CFE-CMStatistics 2024: Start Registration
View Submission - CFECMStatistics2024
A1197
Title: Advances in data analysis using aggregated data Authors:  Boris Beranger - University of New South Wales (Australia) [presenting]
Scott Sisson - University of New South Wales (Austria)
Prosha Rahman - University of New South Wales (Australia)
Ahmad Hakiim Jamaluddin - University of New South Wales (Australia)
Abstract: The necessity for faster and more efficient statistical modelling techniques has been motivated by the rise of big and complex data. For example, the huge volume of internet data collected on a daily basis implies that simple statistical models cannot be fitted on a regular computer and sometimes even be stored.
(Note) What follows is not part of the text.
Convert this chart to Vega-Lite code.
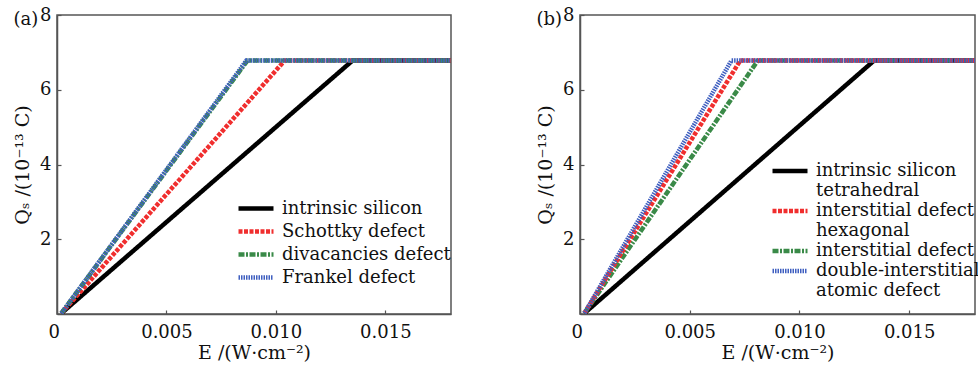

One strategy is to reduce the amount of data by aggregating it into summaries and to perform an analysis on the summaries themselves. For a general aggregated function, a likelihood-based approach is proposed to fit statistical models defined at the underlying data level. Theoretical guarantees about those maximum likelihood estimators are established, including consistency results for generic continuous aggregation functions. The important yet (almost) unexplored topic of summary design is then dived into. Focusing on the family of (univariate) random bin histogram aggregation functions and developing a methodology to provide some answers to the burning question: how many bins do we need and where to place them? Some simulation experiments are provided to illustrate the insights drawn from the methodology.